▶ [Entries provided]:
** Start **

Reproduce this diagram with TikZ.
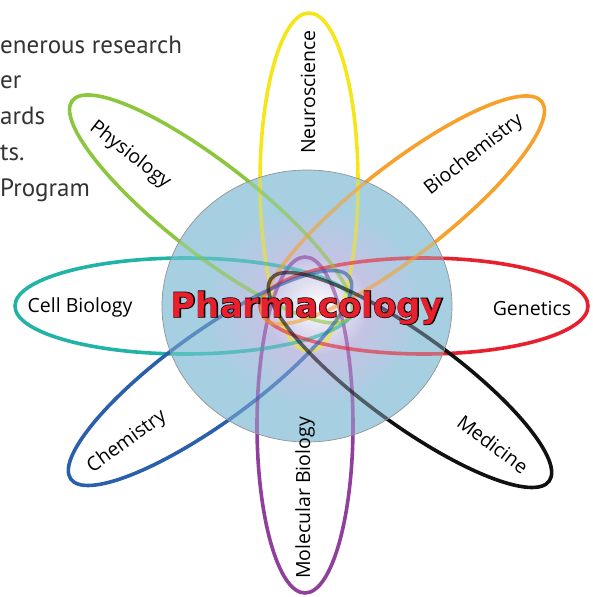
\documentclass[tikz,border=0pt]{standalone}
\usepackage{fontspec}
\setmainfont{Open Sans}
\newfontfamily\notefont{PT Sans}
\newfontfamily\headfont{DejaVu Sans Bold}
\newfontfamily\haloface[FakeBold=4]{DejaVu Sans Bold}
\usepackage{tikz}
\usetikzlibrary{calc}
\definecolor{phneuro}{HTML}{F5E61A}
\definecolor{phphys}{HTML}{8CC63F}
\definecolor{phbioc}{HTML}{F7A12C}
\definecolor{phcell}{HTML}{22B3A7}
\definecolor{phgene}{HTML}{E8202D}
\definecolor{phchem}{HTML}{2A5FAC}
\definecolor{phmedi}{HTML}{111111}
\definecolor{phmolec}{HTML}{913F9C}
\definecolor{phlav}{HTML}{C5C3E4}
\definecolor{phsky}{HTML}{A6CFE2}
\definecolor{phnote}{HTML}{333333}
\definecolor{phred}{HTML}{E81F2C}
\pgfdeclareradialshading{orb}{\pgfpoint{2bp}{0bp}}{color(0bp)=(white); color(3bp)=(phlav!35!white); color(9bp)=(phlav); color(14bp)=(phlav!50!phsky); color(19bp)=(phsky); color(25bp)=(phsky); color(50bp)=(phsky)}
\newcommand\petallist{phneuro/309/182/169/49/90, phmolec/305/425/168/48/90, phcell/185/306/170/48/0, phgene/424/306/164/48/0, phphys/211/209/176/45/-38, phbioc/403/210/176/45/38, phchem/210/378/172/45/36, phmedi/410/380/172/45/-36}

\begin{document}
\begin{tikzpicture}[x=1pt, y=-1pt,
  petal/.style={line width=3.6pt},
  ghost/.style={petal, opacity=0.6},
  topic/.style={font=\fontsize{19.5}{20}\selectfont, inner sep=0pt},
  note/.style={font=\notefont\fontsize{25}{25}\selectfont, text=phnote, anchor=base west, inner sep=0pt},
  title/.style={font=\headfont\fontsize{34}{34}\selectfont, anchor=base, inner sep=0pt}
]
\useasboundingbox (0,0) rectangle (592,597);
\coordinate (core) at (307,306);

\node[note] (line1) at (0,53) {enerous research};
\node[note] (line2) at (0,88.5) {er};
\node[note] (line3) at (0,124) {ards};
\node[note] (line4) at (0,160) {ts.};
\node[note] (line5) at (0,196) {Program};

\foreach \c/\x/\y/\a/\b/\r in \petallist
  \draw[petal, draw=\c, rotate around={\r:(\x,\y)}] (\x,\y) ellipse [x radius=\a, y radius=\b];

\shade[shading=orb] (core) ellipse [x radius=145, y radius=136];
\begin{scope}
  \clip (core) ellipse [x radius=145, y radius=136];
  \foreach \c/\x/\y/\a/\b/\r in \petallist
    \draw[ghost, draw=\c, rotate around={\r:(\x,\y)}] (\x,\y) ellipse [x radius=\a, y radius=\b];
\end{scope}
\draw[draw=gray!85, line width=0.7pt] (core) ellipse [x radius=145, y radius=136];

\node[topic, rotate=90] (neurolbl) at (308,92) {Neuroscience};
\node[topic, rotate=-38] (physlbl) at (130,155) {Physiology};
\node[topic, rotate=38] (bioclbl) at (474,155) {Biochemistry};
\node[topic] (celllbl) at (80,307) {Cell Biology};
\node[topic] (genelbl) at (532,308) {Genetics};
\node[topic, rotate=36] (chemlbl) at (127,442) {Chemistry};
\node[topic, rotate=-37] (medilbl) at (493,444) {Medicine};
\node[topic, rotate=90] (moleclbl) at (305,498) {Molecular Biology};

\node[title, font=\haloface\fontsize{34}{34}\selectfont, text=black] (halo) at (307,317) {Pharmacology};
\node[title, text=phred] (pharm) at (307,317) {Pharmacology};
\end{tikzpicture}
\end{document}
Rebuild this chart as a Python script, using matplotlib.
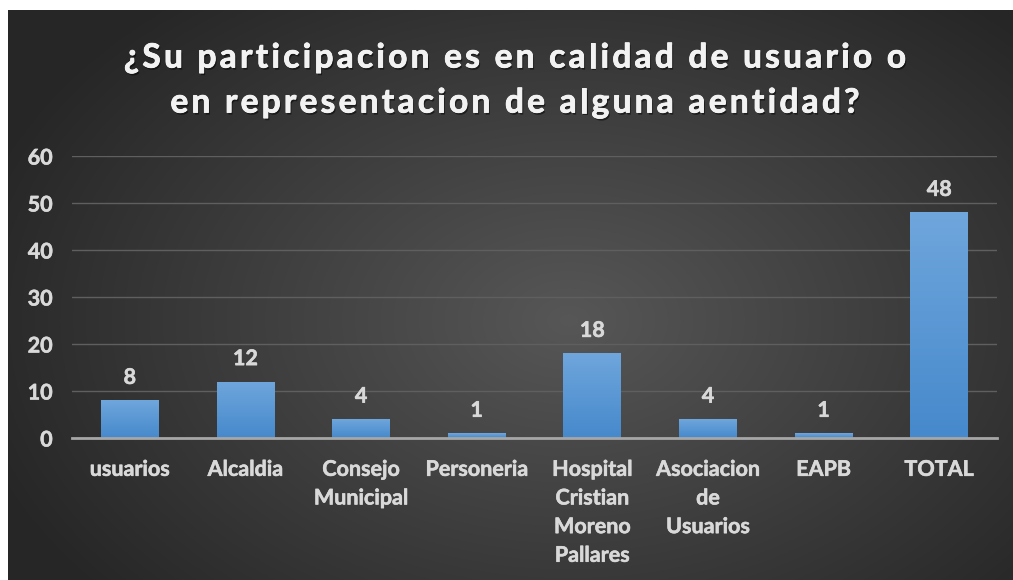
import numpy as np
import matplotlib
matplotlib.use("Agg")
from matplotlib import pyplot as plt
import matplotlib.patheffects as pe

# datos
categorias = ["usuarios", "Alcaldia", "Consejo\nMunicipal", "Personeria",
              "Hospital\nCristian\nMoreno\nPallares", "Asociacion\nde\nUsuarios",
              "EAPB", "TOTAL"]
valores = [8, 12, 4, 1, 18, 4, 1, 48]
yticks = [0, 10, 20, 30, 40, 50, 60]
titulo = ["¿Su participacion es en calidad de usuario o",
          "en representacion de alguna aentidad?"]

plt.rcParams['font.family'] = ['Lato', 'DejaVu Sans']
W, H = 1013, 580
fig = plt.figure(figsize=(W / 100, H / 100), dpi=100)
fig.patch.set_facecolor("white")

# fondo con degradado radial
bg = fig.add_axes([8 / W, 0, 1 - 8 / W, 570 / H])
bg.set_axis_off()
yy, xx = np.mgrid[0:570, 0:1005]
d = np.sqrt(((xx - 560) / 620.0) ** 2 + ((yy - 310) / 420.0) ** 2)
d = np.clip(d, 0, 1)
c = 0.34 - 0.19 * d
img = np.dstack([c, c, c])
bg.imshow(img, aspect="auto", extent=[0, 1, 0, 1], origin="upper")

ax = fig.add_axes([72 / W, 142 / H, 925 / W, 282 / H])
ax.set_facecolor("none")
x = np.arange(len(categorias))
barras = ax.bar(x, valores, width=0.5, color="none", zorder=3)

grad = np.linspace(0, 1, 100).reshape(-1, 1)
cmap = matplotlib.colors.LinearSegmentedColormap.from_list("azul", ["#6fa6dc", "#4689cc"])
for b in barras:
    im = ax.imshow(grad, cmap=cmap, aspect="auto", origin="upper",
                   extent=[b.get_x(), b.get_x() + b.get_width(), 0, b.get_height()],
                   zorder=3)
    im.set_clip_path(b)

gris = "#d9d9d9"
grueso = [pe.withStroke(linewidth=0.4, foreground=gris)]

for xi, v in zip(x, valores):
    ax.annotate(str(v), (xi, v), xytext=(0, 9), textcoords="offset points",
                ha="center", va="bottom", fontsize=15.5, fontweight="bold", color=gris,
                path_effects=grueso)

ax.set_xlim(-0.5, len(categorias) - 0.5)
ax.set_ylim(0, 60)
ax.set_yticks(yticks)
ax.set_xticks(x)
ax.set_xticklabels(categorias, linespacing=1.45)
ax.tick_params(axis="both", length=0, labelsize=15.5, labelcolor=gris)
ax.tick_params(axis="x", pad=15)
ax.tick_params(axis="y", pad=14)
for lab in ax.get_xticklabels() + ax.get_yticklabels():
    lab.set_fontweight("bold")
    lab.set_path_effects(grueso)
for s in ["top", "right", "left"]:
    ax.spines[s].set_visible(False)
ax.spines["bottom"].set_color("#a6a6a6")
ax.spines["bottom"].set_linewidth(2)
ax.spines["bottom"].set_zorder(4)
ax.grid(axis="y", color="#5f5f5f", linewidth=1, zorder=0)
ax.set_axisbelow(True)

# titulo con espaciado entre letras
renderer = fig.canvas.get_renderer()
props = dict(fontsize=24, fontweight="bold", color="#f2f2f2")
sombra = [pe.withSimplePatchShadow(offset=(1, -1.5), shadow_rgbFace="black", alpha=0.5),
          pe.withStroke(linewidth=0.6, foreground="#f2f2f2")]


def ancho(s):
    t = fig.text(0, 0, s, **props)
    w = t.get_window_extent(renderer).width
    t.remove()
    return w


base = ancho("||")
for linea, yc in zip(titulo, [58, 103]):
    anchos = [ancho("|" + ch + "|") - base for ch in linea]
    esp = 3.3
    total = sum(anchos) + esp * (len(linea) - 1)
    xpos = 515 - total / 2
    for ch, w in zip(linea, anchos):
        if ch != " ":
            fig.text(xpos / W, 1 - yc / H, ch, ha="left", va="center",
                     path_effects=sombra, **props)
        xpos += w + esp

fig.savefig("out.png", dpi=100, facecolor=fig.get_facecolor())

** End **

▶ [Stated problem]: Copy each line in full and exactly, omitting any picture.

▶ [Complete output]:
Reproduce this diagram with TikZ.
\documentclass[tikz,border=0pt]{standalone}
\usepackage{fontspec}
\setmainfont{Open Sans}
\newfontfamily\notefont{PT Sans}
\newfontfamily\headfont{DejaVu Sans Bold}
\newfontfamily\haloface[FakeBold=4]{DejaVu Sans Bold}
\usepackage{tikz}
\usetikzlibrary{calc}
\definecolor{phneuro}{HTML}{F5E61A}
\definecolor{phphys}{HTML}{8CC63F}
\definecolor{phbioc}{HTML}{F7A12C}
\definecolor{phcell}{HTML}{22B3A7}
\definecolor{phgene}{HTML}{E8202D}
\definecolor{phchem}{HTML}{2A5FAC}
\definecolor{phmedi}{HTML}{111111}
\definecolor{phmolec}{HTML}{913F9C}
\definecolor{phlav}{HTML}{C5C3E4}
\definecolor{phsky}{HTML}{A6CFE2}
\definecolor{phnote}{HTML}{333333}
\definecolor{phred}{HTML}{E81F2C}
\pgfdeclareradialshading{orb}{\pgfpoint{2bp}{0bp}}{color(0bp)=(white); color(3bp)=(phlav!35!white); color(9bp)=(phlav); color(14bp)=(phlav!50!phsky); color(19bp)=(phsky); color(25bp)=(phsky); color(50bp)=(phsky)}
\newcommand\petallist{phneuro/309/182/169/49/90, phmolec/305/425/168/48/90, phcell/185/306/170/48/0, phgene/424/306/164/48/0, phphys/211/209/176/45/-38, phbioc/403/210/176/45/38, phchem/210/378/172/45/36, phmedi/410/380/172/45/-36}

\begin{document}
\begin{tikzpicture}[x=1pt, y=-1pt,
  petal/.style={line width=3.6pt},
  ghost/.style={petal, opacity=0.6},
  topic/.style={font=\fontsize{19.5}{20}\selectfont, inner sep=0pt},
  note/.style={font=\notefont\fontsize{25}{25}\selectfont, text=phnote, anchor=base west, inner sep=0pt},
  title/.style={font=\headfont\fontsize{34}{34}\selectfont, anchor=base, inner sep=0pt}
]
\useasboundingbox (0,0) rectangle (592,597);
\coordinate (core) at (307,306);

\node[note] (line1) at (0,53) {enerous research};
\node[note] (line2) at (0,88.5) {er};
\node[note] (line3) at (0,124) {ards};
\node[note] (line4) at (0,160) {ts.};
\node[note] (line5) at (0,196) {Program};

\foreach \c/\x/\y/\a/\b/\r in \petallist
  \draw[petal, draw=\c, rotate around={\r:(\x,\y)}] (\x,\y) ellipse [x radius=\a, y radius=\b];

\shade[shading=orb] (core) ellipse [x radius=145, y radius=136];
\begin{scope}
  \clip (core) ellipse [x radius=145, y radius=136];
  \foreach \c/\x/\y/\a/\b/\r in \petallist
    \draw[ghost, draw=\c, rotate around={\r:(\x,\y)}] (\x,\y) ellipse [x radius=\a, y radius=\b];
\end{scope}
\draw[draw=gray!85, line width=0.7pt] (core) ellipse [x radius=145, y radius=136];

\node[topic, rotate=90] (neurolbl) at (308,92) {Neuroscience};
\node[topic, rotate=-38] (physlbl) at (130,155) {Physiology};
\node[topic, rotate=38] (bioclbl) at (474,155) {Biochemistry};
\node[topic] (celllbl) at (80,307) {Cell Biology};
\node[topic] (genelbl) at (532,308) {Genetics};
\node[topic, rotate=36] (chemlbl) at (127,442) {Chemistry};
\node[topic, rotate=-37] (medilbl) at (493,444) {Medicine};
\node[topic, rotate=90] (moleclbl) at (305,498) {Molecular Biology};

\node[title, font=\haloface\fontsize{34}{34}\selectfont, text=black] (halo) at (307,317) {Pharmacology};
\node[title, text=phred] (pharm) at (307,317) {Pharmacology};
\end{tikzpicture}
\end{document}
Rebuild this chart as a Python script, using matplotlib.
import numpy as np
import matplotlib
matplotlib.use("Agg")
from matplotlib import pyplot as plt
import matplotlib.patheffects as pe

# datos
categorias = ["usuarios", "Alcaldia", "Consejo\nMunicipal", "Personeria",
              "Hospital\nCristian\nMoreno\nPallares", "Asociacion\nde\nUsuarios",
              "EAPB", "TOTAL"]
valores = [8, 12, 4, 1, 18, 4, 1, 48]
yticks = [0, 10, 20, 30, 40, 50, 60]
titulo = ["¿Su participacion es en calidad de usuario o",
          "en representacion de alguna aentidad?"]

plt.rcParams['font.family'] = ['Lato', 'DejaVu Sans']
W, H = 1013, 580
fig = plt.figure(figsize=(W / 100, H / 100), dpi=100)
fig.patch.set_facecolor("white")

# fondo con degradado radial
bg = fig.add_axes([8 / W, 0, 1 - 8 / W, 570 / H])
bg.set_axis_off()
yy, xx = np.mgrid[0:570, 0:1005]
d = np.sqrt(((xx - 560) / 620.0) ** 2 + ((yy - 310) / 420.0) ** 2)
d = np.clip(d, 0, 1)
c = 0.34 - 0.19 * d
img = np.dstack([c, c, c])
bg.imshow(img, aspect="auto", extent=[0, 1, 0, 1], origin="upper")

ax = fig.add_axes([72 / W, 142 / H, 925 / W, 282 / H])
ax.set_facecolor("none")
x = np.arange(len(categorias))
barras = ax.bar(x, valores, width=0.5, color="none", zorder=3)

grad = np.linspace(0, 1, 100).reshape(-1, 1)
cmap = matplotlib.colors.LinearSegmentedColormap.from_list("azul", ["#6fa6dc", "#4689cc"])
for b in barras:
    im = ax.imshow(grad, cmap=cmap, aspect="auto", origin="upper",
                   extent=[b.get_x(), b.get_x() + b.get_width(), 0, b.get_height()],
                   zorder=3)
    im.set_clip_path(b)

gris = "#d9d9d9"
grueso = [pe.withStroke(linewidth=0.4, foreground=gris)]

for xi, v in zip(x, valores):
    ax.annotate(str(v), (xi, v), xytext=(0, 9), textcoords="offset points",
                ha="center", va="bottom", fontsize=15.5, fontweight="bold", color=gris,
                path_effects=grueso)

ax.set_xlim(-0.5, len(categorias) - 0.5)
ax.set_ylim(0, 60)
ax.set_yticks(yticks)
ax.set_xticks(x)
ax.set_xticklabels(categorias, linespacing=1.45)
ax.tick_params(axis="both", length=0, labelsize=15.5, labelcolor=gris)
ax.tick_params(axis="x", pad=15)
ax.tick_params(axis="y", pad=14)
for lab in ax.get_xticklabels() + ax.get_yticklabels():
    lab.set_fontweight("bold")
    lab.set_path_effects(grueso)
for s in ["top", "right", "left"]:
    ax.spines[s].set_visible(False)
ax.spines["bottom"].set_color("#a6a6a6")
ax.spines["bottom"].set_linewidth(2)
ax.spines["bottom"].set_zorder(4)
ax.grid(axis="y", color="#5f5f5f", linewidth=1, zorder=0)
ax.set_axisbelow(True)

# titulo con espaciado entre letras
renderer = fig.canvas.get_renderer()
props = dict(fontsize=24, fontweight="bold", color="#f2f2f2")
sombra = [pe.withSimplePatchShadow(offset=(1, -1.5), shadow_rgbFace="black", alpha=0.5),
          pe.withStroke(linewidth=0.6, foreground="#f2f2f2")]


def ancho(s):
    t = fig.text(0, 0, s, **props)
    w = t.get_window_extent(renderer).width
    t.remove()
    return w


base = ancho("||")
for linea, yc in zip(titulo, [58, 103]):
    anchos = [ancho("|" + ch + "|") - base for ch in linea]
    esp = 3.3
    total = sum(anchos) + esp * (len(linea) - 1)
    xpos = 515 - total / 2
    for ch, w in zip(linea, anchos):
        if ch != " ":
            fig.text(xpos / W, 1 - yc / H, ch, ha="left", va="center",
                     path_effects=sombra, **props)
        xpos += w + esp

fig.savefig("out.png", dpi=100, facecolor=fig.get_facecolor())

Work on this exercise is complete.